AIG says cities got $12.1 billion of bailout funds

WASHINGTON (Reuters) - American International Group, the insurer that received a taxpayer bailout of up to $180 billion, said on Sunday it used $12.1 billion of those funds to make payments on guaranteed investment contracts held by cities across the country.

California municipalities received the most -- $1.02 billion -- from the contracts, which are structured investments that guarantee a fixed rate of return to municipal bond issuers, AIG documents showed. Cities and other issuers enter into the agreements, knows as GICs, to earn that rate of return on proceeds from their bond issues until they need to spend the money on projects.

Virginia cities received the next largest amount -- $1.01 billion -- and cities in New York state received $210 million, AIG said.

The company disclosed the payments as part of a broader announcement of counterparties that received funds, and it only listed payments made between September 16 and December 31 of last year.

Since 2006 the U.S. government has investigated possible bid-rigging in the awarding of the contracts.
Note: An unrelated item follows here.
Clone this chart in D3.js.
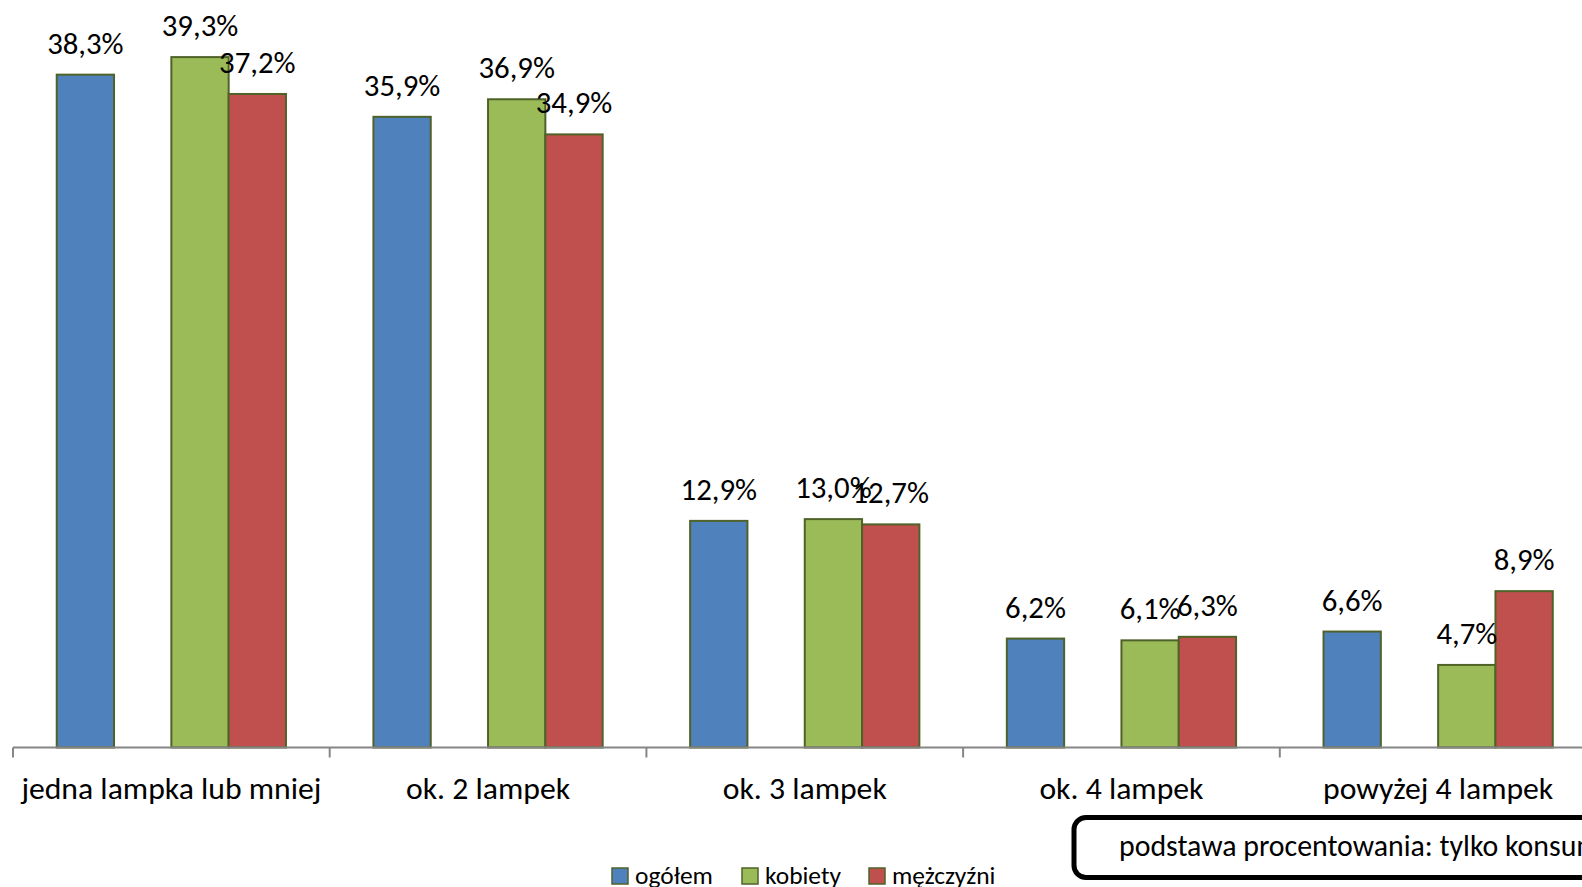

Alongside the investigation into more than 30 firms that is being coordinated by the Internal Revenues Service, the U.S. Justice Department and the Securities and Exchange Commission, there is a multi-state probe into insurance companies that issued the contracts, spearheaded by Connecticut.

Many bond issuers, including numerous California cities have filed class-action lawsuits, as well, claiming bidders were allowed a “last look” at others’ bids in order make their pricing more attractive or some bidders were asked to make low, uncompetitive offers in exchange for preferential treatment in later deals.

Last year, AIG said some of its employees had received “Wells notices” from the SEC that they were being investigated for possibly breaking the law in relation to the contracts.

But other figures in the federal bailout, current financial crisis and bond insurer meltdown have been investigated, too, including UBS, Wachovia, and Bank of America, which is cooperating with the federal agencies.

Recently, concerned that these contracts were hurting bond issuers, the Municipal Securities Rulemaking Board, the municipal market’s self regulator, proposed regulating those who sell the contracts with the same standards as bond dealers.